To ensure that objectives are clear and to build the sense of belonging to the online community, we will start with an online kick-off event, not minimizing the challenges of remote work, but instead giving a very clear vision of how everyone can adapt and that each employee will receive support during this phase.
During the takeoff phase, managers will have daily coaching to address the challenges they may face adapting to remote work. As good remote management is vital to foster a good remote work environment, namely retain key talent, we strongly encourage a personalized coaching approach instead of a one-size-fits-all quick-fix. Based on the number of managers and how large your company is, we could create small coaching groups based on leadership styles to maximise efficiency and initiate internal support connections.
We will organize weekly events to strengthen the culture of your online work community. A strong culture will encourage the right mindset across all workers in your company, and will increase engagement and motivation. This could include coaching employees to give mini TED-styled presentations to update the group in an engaging way. Or facilitate group check-ins using heart-based communication techniques developed in California called Council.

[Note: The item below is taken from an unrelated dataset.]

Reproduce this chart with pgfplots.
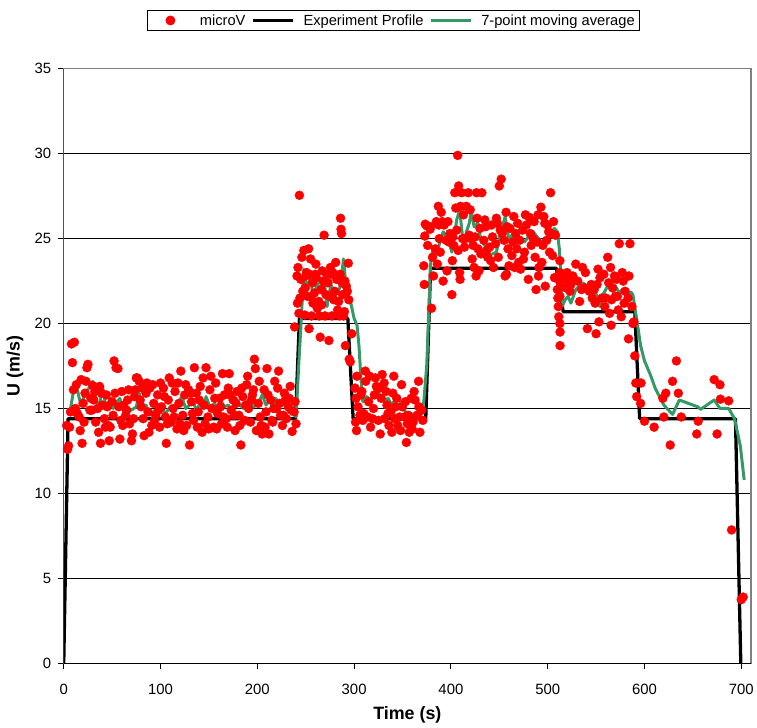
\documentclass[border=0pt]{standalone}
\usepackage{fontspec}
\setmainfont{Liberation Sans}
\usepackage{pgfplots}
\pgfplotsset{compat=1.18}
\definecolor{avggreen}{RGB}{51,153,102}
\pgfplotsset{
  lineleg/.style={legend image code/.code={\draw[##1] (0bp,0bp) -- (40bp,0bp);}},
  dotleg/.style={legend image code/.code={\path (0bp,0bp) (40bp,0bp); \fill[red] (20bp,0bp) circle[radius=4.5bp];}},
}

\begin{document}
\begin{tikzpicture}
\begin{axis}[
  scale only axis,
  width=690bp, height=597bp,
  xmin=0, xmax=710, ymin=0, ymax=35,
  xtick={0,100,...,700}, ytick={0,5,...,35},
  ymajorgrids, grid style={black, line width=0.9bp},
  axis line style={gray, line width=1.3bp},
  tick align=outside, xtick pos=left, ytick pos=left,
  major tick length=6bp,
  tick style={black, line width=1bp},
  /pgf/number format/assume math mode=true,
  tick label style={font=\fontsize{15}{18}\selectfont},
  xticklabel style={yshift=-11bp},
  yticklabel style={xshift=-3bp},
  xlabel={Time (s)}, ylabel={U (m/s)},
  every axis x label/.style={at={(axis description cs:0.5,0)}, yshift=-52bp, anchor=center,
    font=\bfseries\fontsize{18}{21}\selectfont},
  every axis y label/.style={at={(axis description cs:0,0.5)}, xshift=-49bp, anchor=center, rotate=90,
    font=\bfseries\fontsize{18}{21}\selectfont},
  legend columns=3,
  legend style={at={(axis description cs:0.4797,1.0988)}, anchor=north,
    draw=black, line width=0.9bp, font=\fontsize{14.8}{18}\selectfont,
    inner xsep=3bp, inner ysep=2bp,
    /tikz/every odd column/.append style={column sep=7bp},
    /tikz/every even column/.append style={column sep=4bp}},
]

% measured speed
\addplot[only marks, mark=*, mark size=4.5bp, color=red, dotleg]
coordinates {
 (4,12.6) (5,12.8) (6,13.9) (7,14.8) (8,18.8) (9,17.7) (11,18.9) (12,15.0) (13,16.4) (14,14.7)
 (16,14.5) (17,13.7) (18,16.7) (19,12.95) (20,15.3) (22,15.9) (24,17.4) (25,17.6) (27,14.9) (28,15.6)
 (30,16.35) (31,15.5) (33,14.2) (35,15.0) (37,16.3) (38,12.95) (40,15.2) (42,14.4) (44,15.8) (46,14.0)
 (47,13.1) (48,13.9) (50,15.4) (52,17.8) (54,17.4) (56,17.35) (58,13.2) (59,14.3) (60,16.0) (62,15.2)
 (64,14.6) (66,15.5) (68,14.1) (70,13.1) (71,13.5) (73,15.7) (75,16.8) (76,16.8) (78,16.6) (80,15.1)
 (82,14.4) (83,13.4) (85,15.9) (87,14.8) (89,16.2) (91,14.0) (93,15.3) (95,14.6) (97,15.8) (99,13.9)
 (101,15.1) (103,16.2) (105,14.5) (106,12.95) (108,15.5) (109,16.8) (111,14.2) (113,15.0) (115,16.0) (117,13.8)
 (119,15.3) (121,17.2) (123,14.6) (125,15.8) (127,14.0) (129,16.1) (130,12.85) (132,15.4) (134,14.3) (135,17.4)
 (137,15.9) (139,14.8) (141,16.3) (143,13.6) (145,15.2) (147,17.4) (149,14.5) (151,16.1) (153,15.0) (155,13.9)
 (157,16.5) (159,14.7) (161,15.6) (163,14.1) (164,17.05) (166,15.8) (168,14.4) (170,16.2) (171,17.05) (173,14.9)
 (175,15.5) (177,13.7) (179,16.0) (181,14.6) (183,12.85) (185,15.7) (187,14.3) (189,16.4) (191,15.0) (193,14.2)
 (195,15.8) (197,17.9) (198,17.35) (199,13.7) (201,15.3) (203,14.5) (205,13.5) (207,16.1) (209,14.8) (210,17.35)
 (212,13.5) (214,15.5) (216,14.2) (218,16.6) (220,15.0) (222,17.2) (224,14.6) (226,14.0) (228,15.9) (230,14.4)
 (232,15.1) (234,16.3) (236,13.65) (238,14.8) (240,14.1)
 (3,14.0) (10,16.1) (21,14.2) (23,16.6) (29,14.9) (32,16.0) (36,13.6) (39,15.9) (43,13.9) (45,15.1)
 (51,14.6) (53,15.9) (57,15.1) (61,14.0) (65,14.9) (67,16.1) (72,14.4) (74,16.1) (79,15.5) (81,16.2)
 (86,16.5) (88,13.6) (92,16.4) (94,14.3) (98,14.9) (100,16.5) (104,15.7) (107,14.1) (112,16.5) (114,14.5)
 (118,16.5) (120,14.1) (124,13.7) (126,16.4) (131,15.9) (133,14.7) (138,13.9) (140,15.5) (144,16.8) (146,14.1)
 (150,13.8) (152,16.9) (156,15.6) (158,13.8) (162,15.1) (165,14.5) (169,13.9) (172,15.8) (176,14.6) (178,15.3)
 (182,14.0) (184,16.2) (188,15.2) (190,16.9) (194,15.5) (196,16.1) (202,16.6) (204,14.0) (208,13.9) (211,15.8)
 (215,14.3) (217,15.0) (221,16.2) (223,15.3) (227,14.6) (229,15.5) (233,15.6) (235,14.9) (239,15.4)
 (238.5,19.8) (241,22.8) (241.5,21.2) (242,23.3) (243,20.6) (243.5,27.55) (244,21.5) (245,22.6) (246,23.9) (247,21.9)
 (248,24.3) (249,20.5) (250,22.8) (251,23.0) (252,21.6) (253,24.4) (253.5,19.7) (255,23.8) (256,20.45) (257,22.4)
 (258,21.3) (259,21.8) (260,22.9) (261,22.7) (262,20.9) (263.5,21.3) (264,20.45) (265,19.2) (266,22.0) (267,23.1)
 (268,22.5) (269,25.2) (270,20.45) (271,21.7) (273,22.4) (274,19.0) (275,21.6) (276,22.9) (277,20.45) (278,23.0)
 (279,21.4) (281,23.6) (282,22.6) (283,20.8) (284,21.3) (285,20.45) (286,26.2) (286.5,25.55) (287,25.3) (287.5,22.4)
 (288,21.7) (289,20.45) (290,20.7) (291,18.7) (292,22.2) (293,21.9) (294,23.55) (294.5,21.4) (295,17.9) (296,17.75)
 (297.5,19.4)
 (249.5,22.1) (254,22.9) (257.5,21.2) (260.5,23.5) (266.5,21.1) (272,22.9) (275.5,23.3) (280,21.9) (285.5,22.9) (290.5,22.5)
 (301,16.2) (302,15.6) (301.5,14.2) (302.5,13.7) (304,15.1) (306,14.6) (308,16.0) (310,14.7) (311.6,17.2) (312,16.6)
 (315,15.4) (317,13.9) (320,15.0) (322,16.8) (323,16.3) (325,14.3) (327,13.5) (329,17.0) (331,16.5) (331.5,14.4)
 (334,15.2) (336,14.0) (338,14.8) (340,15.9) (341,16.9) (342,14.4) (344,15.6) (345,14.0) (348,13.7) (350,15.1)
 (352,14.5) (354,13.0) (355,14.1) (357,13.6) (359,15.6) (361,14.2) (363,15.5) (365,14.6) (366.6,16.6) (368,13.6)
 (370,14.9) (371,14.3)
 (303,16.9) (307,15.8) (309,14.3) (314,14.5) (316,16.9) (319,14.4) (321,15.8) (326,16.2) (328,15.6) (333,16.0)
 (335,14.7) (339,13.6) (343,15.1) (347,14.5) (349,16.4) (353,15.4) (356,14.6) (360,13.8) (362,16.0) (367,15.1)
 (372,23.4) (372.5,22.3) (373,25.15) (373.5,25.85) (375,25.75) (376,24.6) (378.5,25.55) (379,25.7) (380,20.9) (382,22.8)
 (384,24.4) (385,26.0) (387,26.9) (387.5,25.8) (389,24.2) (390,26.55) (391,26.0) (392,22.5) (393,25.8) (395,24.9)
 (397,26.0) (399,25.3) (401,21.7) (401.5,23.7) (403,24.6) (404,27.7) (405,26.8) (406,25.5) (407,29.9) (408,28.1)
 (409,23.0) (409.5,22.6) (410,26.9) (411,27.7) (412,25.0) (413,26.4) (414,24.5) (415,25.0) (416,26.9) (418,27.7)
 (419,25.2) (420,26.7) (421,25.0) (422,23.8) (423,24.6) (424,23.3) (425,25.1) (426,22.8) (426.5,27.7) (428,24.4)
 (430,25.6) (431,24.1) (432,27.7) (434,24.9) (436,25.7) (438,23.9) (440,24.5) (443,25.1) (444,23.3) (446,24.7)
 (448,25.9) (450,28.1) (451,25.5) (452,28.5) (453,25.3) (455,24.9) (456,22.8) (457,26.55) (457.5,22.9) (459,24.4)
 (461,25.6) (463,24.0) (465,26.3) (466,23.3) (467,25.3) (469,25.9) (470,23.6) (471,24.9) (472,23.2) (474,25.5)
 (476,24.2) (478,25.8) (481,26.25) (483,24.6) (485,25.0) (487,23.9) (488,22.0) (490,26.4) (490.5,22.8) (491,23.3)
 (493,26.85) (495,24.6) (497,25.9) (497.5,22.2) (499,24.9) (501,25.4) (503,27.7) (503.5,25.3) (505,24.0) (507,22.7)
 (508,25.2) (510,22.0) (510.5,21.5) (511,21.0) (511.5,20.4)
 (381,23.9) (386,23.5) (388,25.0) (396,23.1) (398,24.8) (402,25.1) (407.5,24.3) (427,26.2) (429,23.1) (435,26.1)
 (437,24.3) (441,23.7) (442,25.8) (447,26.2) (449,23.9) (458,25.7) (460,23.4) (464,24.8) (468,24.4) (475,23.8)
 (477,26.4) (480,22.6) (482,25.3) (486,26.0) (489,24.8) (494,23.6) (496,26.3) (500,25.8) (502,24.2) (506,26.0)
 (512.6,23.7) (512.6,23.0) (512.6,22.45) (512.8,22.15) (512.6,21.6) (512.6,20.0) (512.8,19.5) (512.8,18.7) (519,22.1) (522,22.5)
 (522.6,22.6) (523,21.9) (526,22.8) (529,23.5) (533,21.3) (536,23.3) (538,22.1) (541,19.7) (543,21.9) (545,22.3)
 (546,21.5) (548,22.0) (550,19.4) (551,22.3) (553,20.1) (554,22.7) (556,21.5) (558,22.9) (560,21.5) (562,23.9)
 (563,22.4) (564,20.6) (565,23.3) (565.5,19.9) (567,22.1) (569,22.8) (570,21.6) (572,21.6) (574,24.7) (576,20.4)
 (578,22.5) (580,21.9) (583,21.5) (583.5,19.1) (585,24.7) (587,21.0) (588,20.0) (589,20.1) (590,18.1) (591,16.5)
 (516,22.6) (520,23.0) (524,22.3) (531,22.5) (535,22.0) (539,23.0) (549,21.2) (552,23.2) (559,21.0) (566,21.4)
 (571,22.6) (573,20.8) (577,23.0) (579,21.2) (584,22.8)
 (592,15.7) (596,15.3) (596.5,16.5) (600,14.25) (610,13.9) (619,15.6) (620,14.5) (622,15.9) (626.6,12.85) (629,16.6)
 (633,17.8) (635,15.9) (638,14.5) (654,13.5) (655.5,14.25) (672,16.7) (675,13.5) (678,16.4) (678.5,15.55) (687,15.45)
 (690,7.85) (700,3.75) (702,3.9)
};
\addlegendentry{microV}

% experiment profile
\addplot[black, line width=3.3bp, line join=round, lineleg]
coordinates {
 (0,0) (4.5,14.4) (239.5,14.4) (243.5,20.3) (293.5,20.3) (299,14.4) (374,14.4) (379,23.25)
 (509,23.25) (516,20.7) (590,20.7) (595,14.4) (694,14.4) (699.5,0)
};
\addlegendentry{Experiment Profile}

% 7-point moving average
\addplot[avggreen, line width=3bp, line join=round, lineleg]
coordinates {
 (7,15.0) (10,16.0) (13,16.4) (16,15.6) (18,15.2) (22,15.9) (26,16.2) (30,16.6) (34,15.4) (37,15.2)
 (40,16.3) (44,15.0) (48,15.6) (51,15.0) (55,15.4) (58,15.6) (62,14.8) (65,15.0) (70,14.9) (75,15.1)
 (78,15.9) (82,15.0) (85,15.2) (89,14.6) (94,14.9) (97,14.6) (101,15.0) (105,14.7) (110,15.1) (114,14.8)
 (118,15.3) (122,15.7) (126,15.0) (130,15.2) (133,15.5) (137,14.9) (141,15.3) (144,15.0) (147,15.7) (151,15.1)
 (156,15.3) (159,14.9) (162,15.5) (166,15.1) (170,15.2) (174,14.9) (178,15.6) (182,15.2) (186,15.0) (189,15.4)
 (192,15.45) (196,15.1) (200,15.2) (205,15.8) (209,15.2) (213,15.5) (216,15.1) (219,15.6) (223,15.3) (226,15.3)
 (230,15.1) (233,15.0) (237,14.8) (240,14.5) (243,17.8) (245,19.8) (248,23.2) (251,22.2) (255,22.6) (258,21.45)
 (262,22.4) (265,21.85) (269,22.6) (272,21.0) (276,22.3) (281,21.65) (286,22.2) (289,23.8) (292,22.0) (297,21.1)
 (300,20.3) (303,19.9) (305,18.7) (307,16.8) (309,15.4) (313,15.7) (317,15.5) (321,15.8) (325,16.0) (328,15.6)
 (331,15.4) (335,15.6) (339,15.2) (342,15.5) (346,15.6) (349,15.2) (353,14.8) (359,14.7) (363,14.5) (365,14.4)
 (368,14.5) (372,15.4) (375,17.5) (377,20.5) (379,23.5) (381,24.3) (383,23.9) (386,24.3) (392,25.4) (397,25.0)
 (401,24.2) (406,26.1) (409,26.7) (413,24.6) (416,25.4) (419,25.9) (421,26.6) (424,25.7) (428,25.9) (431,24.9)
 (435,24.6) (438,24.0) (443,24.1) (447,24.2) (450,25.0) (456,26.3) (460,24.9) (463,25.2) (468,24.9) (471,25.1)
 (476,24.8) (480,25.1) (485,25.4) (492,24.9) (497,24.75) (504,25.4) (507,25.6) (510,25.4) (512,24.4) (514,22.6)
 (515,21.0) (518,21.4) (521,21.6) (524,21.2) (529,22.0) (536,22.4) (541,22.2) (545,21.8) (548,22.1) (554,21.0)
 (557,21.7) (561,22.1) (565,22.2) (567,21.9) (570,22.2) (574,21.8) (577,22.0) (580,21.7) (586,21.85) (588,21.7)
 (591,20.6) (596,18.7) (600,17.8) (606,17.0) (611,16.2) (620,15.2) (629,14.65) (636,15.5) (655,15.1) (658,14.95)
 (672,15.5) (678,15.0) (687,15.0) (693,14.4) (699,12.8) (703,10.8)
};
\addlegendentry{7-point moving average}

\draw[black, line width=1.5bp] (rel axis cs:0,1) -- (rel axis cs:0,0) -- (rel axis cs:1,0);
\end{axis}
\path[use as bounding box] ([shift={(-64bp,-64bp)}]current axis.south west) rectangle ([shift={(3bp,69bp)}]current axis.north east);
\end{tikzpicture}
\end{document}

Employees will be able to attend a series of online webinars:
- How to conduct virtual meetings
- How to adapt working habits to work remote efficiently and enjoyably
- How to use good communication etiquette to encourage collaboration and avoid unnecessary conflicts or holdups
- How to create a trust-based online work culture

Trust
Trust is at the heart of an online work community. It is what fosters a positive and productive work environment.
Trust is at the heart of an online work community. But how do you build it? By doing what you say you will do. Or at least cleaning things up well if and when you miss the mark. Seems simple, and it is, under specific conditions: when all parties share an understanding of the agreement plus a common idea of what success looks like. Achieving that can be harder than we realise. Communication is king when building trust. SMART goals help achieve clarity and create conditions for success.
But, sometimes people don’t do what they say they will do. What happens then? We need the right communication skills and practices to effectively move forward from a misunderstanding and ideally let it be a strengthening of relationships and learning for future success. Building trust is about following through, but it’s also about how we deal with things when they go awry and targets don’t get hit. Lastly, it’s not just what we communicate to our team or colleagues but how and when.
Here are a few examples of activities that we use to build a trust-based online work community:
- Initiation to an online heart-based communication practice (Council)
- Nonviolent communication techniques, one of the key cultural changes that Satya Nadella introduced under his leadership at Microsoft
- Implementing regular online meetings with a clear and empowering agenda
- Conflict or stressful dynamic resolution skills
- Recognition: make it regular and specific
Finally, if you are missing critical tools to work remotely, we will coordinate with you to find temporary or perennial solutions so that your team is not hindered. We are vendor agnostic.
Cruise mode
The takeoff phase will help you get up to speed quickly, ensuring minimum disruption of your day-to-day work. However, an efficient remote work culture is something that is built over the course of several months. We will continue to help you address the remaining sticking points and set up a sustainable remote work community that will deliver a better, more flexible workplace to all your employees, boost their productivity, deliver tangible long-term benefits for your company and be prepared for the inevitable shift towards greater global workplace flexibility.